“Everyone wants to come and work in Liverpool”, an old friend and canon of a cathedral in another diocese, told me after recently meeting some of the senior staff of the Diocese of Liverpool. I have been privileged to serve in York, Portsmouth and Southwark dioceses before working here. They were all wonderful places to work, among good, holy, serious people. There does, though, seem to be a particular energy and life around the diocese of Liverpool at this point of time. I’m not sure exactly why that is but many of the people I speak to quote Eugene Peterson’s “A long obedience in the same direction.” There is something purposeful, as well as united, about the way people work together, not polarised or defending a corner but genuinely seeking the common good.
There is a sort of phobia in some parts of the church to good management. I don’t entirely understand why that is. Perhaps we should just call it ‘good stewardship‘ and the biblical language would help us get over that phobia? I have benefitted hugely from learning management skills in my career in education and I know that there is much that I still have to learn. I think one of the reasons for the energy in the diocese is precisely that the management is done well, and that frees up the energy to be creative, to do new and interesting things.
As Head teacher I always ensured that all staff at the school engaged in reading books in common. Sharing books enabled us to have a shared language, it gave us a vocabulary for talking about our work. One of those books, in the first term of my headship, was Stephen Covey’s Seven Habits of Highly Effective People. His son Sean is one of the author’s of The Four Disciples of Execution (4DX), a book, in the same genre, of advice for leading and managing organisations. This book has been required reading for some of us exercising leadership and management in the diocese for the last few weeks and will be one of the tools we use on our residential conference over the next few days.
For those who suffer from management-phobia there is no doubt much to lampoon in the book. It is very American, the message is really quite simple but is repeated numerous times, each time describing in a new way or with new examples where the techniques suggested have resulted in positive outcomes. There are even QR links to little videos where the people referred to describe their experiences. These people all have better hair and whiter teeth than the average European.
It is, however, an excellent book.

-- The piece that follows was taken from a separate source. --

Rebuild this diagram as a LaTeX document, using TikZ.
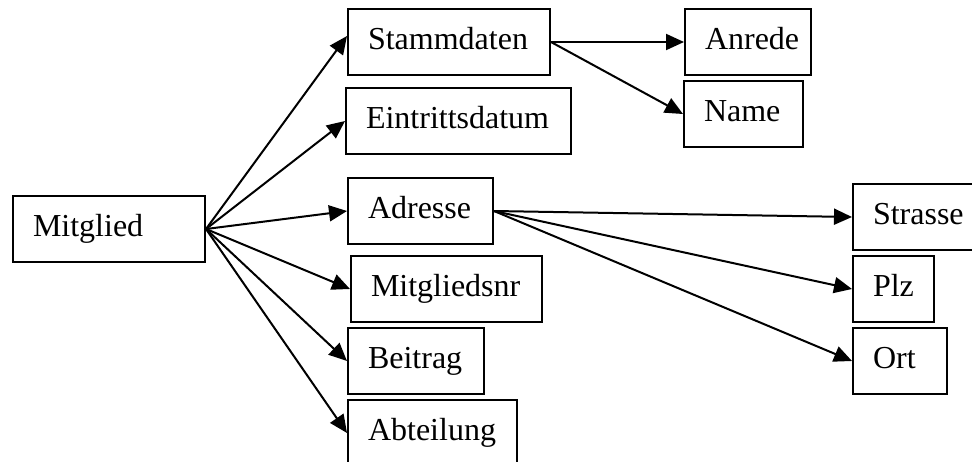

One of the key things that make the book so excellent is that the techniques it describes are counter-intuitive. This is not just ‘common sense’.
Four principles underly the processes described:
The book uses ‘whirlwind’ to describe all the things that have to be done on a day to day basis to keep the organisation running. Stepping out of the whirwind or, at least, not being controlled by it leads to the need for the Four Disciplines themselves:
Disciple 1: Focus on Wildly Important Goals
Of course, this gains the acronym WIG. You will either be the sort of person that likes acronyms or not …
A goal so important that not achieving it makes other achievements inconsequential.
- No team should set / focus on more than 2 WIG’s at the same time
- The battles you choose must win the war (organisational WIG)
- DON’T ASK: What are all the things I must do to win this war
- DO ASK: What are the fewest battles necessary to win this war.
- Senior Level leaders can veto but not dictate what the sub WIG’s
- The level of engagement in creating the WIG will = the level of commitment to achieving it.
- All WIG’s must be in the form of X to Y by when. (Source)
Discipline 2: Act on All Lead Measures
I think this may be the most difficult of the 4 disciplines – although the authors would probably suggest that keeping the number of goals to 1 or 2 is equally challenging. ‘Lead measures’ are those that will create the change desired; ‘lag measures’ are those that indicate where you have got to. So, in schools, exam results are always lag measures while the number of children taking up French might be a lead measure leading to the goal of improving the school’s EBacc score.
Discipline 3: keep a compelling scoreboard
A key element of the scorecard is that it is intended to be motivating rather than a stick to beat people with. The players should be involved in designing and to agreeing the scorecard, it should include relatively few measures.
Discipline 4: Create a cadence of accountability
This is very good language indeed. This should always be about what ‘I’ will do, can do. Very regular (weekly or fortnightly) and short (20-30 minutes) meetings. Tasks must be completable in a short space of time and must lead to moving the lead measures.
We are fortunate in the diocese in having a compelling vision: Bigger Church, bigger difference: More people knowing Jesus, more justice in the world. My task, having responsibility for our 119 schools, is to ensure that we deliver this vision. There is a long way to go in working out exactly what that might look like, but the language, processes and to some extent structures of this book create a means of doing that and a recognition from everyone that our schools are contributing to that diocesan vision. After all, there is little that is going to create more justice than giving the children in our schools the tools and qualifications to break out of cycles of poverty and underachievement where they exist. Sharing the language of this book helps me join in a conversation with people doing jobs vastly different to mine – vocations, congregations, finance.
I profoundly believe that God is as present in the good management of our schools, all be it in a different way, as he is when I celebrate Mass or pray the Office. Our meetings will be surrounded by prayer and worship. I know that everyone present is committed to the Gospel, to knowing Jesus and making Jesus known. Our shared management is a shared stewardship of the inheritance we have received: a long obedience in the same direction.